Of note, prolonged hyperprolactinaemia of over 5 years has been associated with an increased risk of breast cancer in women with schizophrenia. ^37,38 Overall, when possible, prolactin-sparing medications should be preferred when treating women with psychosis of all ages. Moreover, older women may need further adjustments because of menopausal hormonal changes, cognisant of CYP 450 metabolism pathways. ²⁶

Importantly, lowered oestrogen levels post-menopause can reduce the sensitivity of D2 receptors to antipsychotics. Therefore, increasing the dose of these medications may not necessarily improve clinical outcomes. ⁴ The National Institute of Health and Care Excellence and others recommend an individualised approach to menopause management, including advice on exercise, weight, smoking cessation and reducing alcohol consumption, together with HRT when indicated. ³⁹ Trials of antipsychotic augmentation with oestradiol ⁵ or with the selective oestrogen receptor modulator raloxifene in women with psychosis were superior to placebo in treating positive, negative and general symptoms of schizophrenia, ^40,41 especially in postmenopausal women. ^42–44 Brand and colleagues recently showed in a Finnish cohort of women that menopausal hormone therapy was associated with a lower relapse risk for psychosis as compared to non-use and was specifically effective in preventing relapse when started before the age of 56. ⁴⁵ Further studies are needed to explore whether replacing hormone deficiency directly during the menopause transition overall benefits women’s mental and physical health and if hormonal therapy can counteract the wider negative effects of hyperprolactinaemia.
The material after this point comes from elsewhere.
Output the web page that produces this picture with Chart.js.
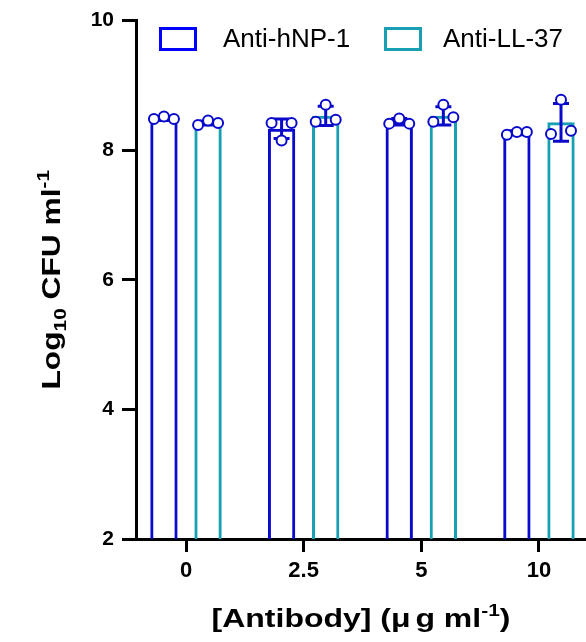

The main strengths of our study are its relatively large sample size and the possibility to correct for several factors including BMI, inflammation (C-reactive protein) and habits and the longitudinal design. This allowed us to follow-up clinical and biological changes over time.

This study also had some limitations. Missing data limited the analysis of multiple factors affecting the same dependent variable. For example, it was not possible to test for an interaction between age and antipsychotic type or prolactin levels, and so conclusions about the differential effects of hyperprolactinaemia are based solely on differences between age groups. Moreover, we did not employ a dedicated questionnaire to identify menopause but used information on age as a proxy for it.

Future longitudinal studies should use specific clinical measures to capture menopause symptoms and psychiatric symptoms (including treatment response) at this critical juncture. Overall, despite such limitations, we were able to replicate existing results, to produce relevant findings to guide future research in women’s mental health and to highlight gaps to be filled in everyday care, as well as provide a numerical basis for future clinical research in this important area.

In conclusion, women with non-affective psychosis aged above 40 may be more susceptible to clinical deterioration, at least partially due to the menopausal transition and the additional hormonal impact of iatrogenic hyperprolactinaemia. Identifying and managing hormonal changes, considering ethnic diversity, and adjusting psychotropic medications accordingly, seems vital for a more personalised treatment approach for women’s mental and physical health.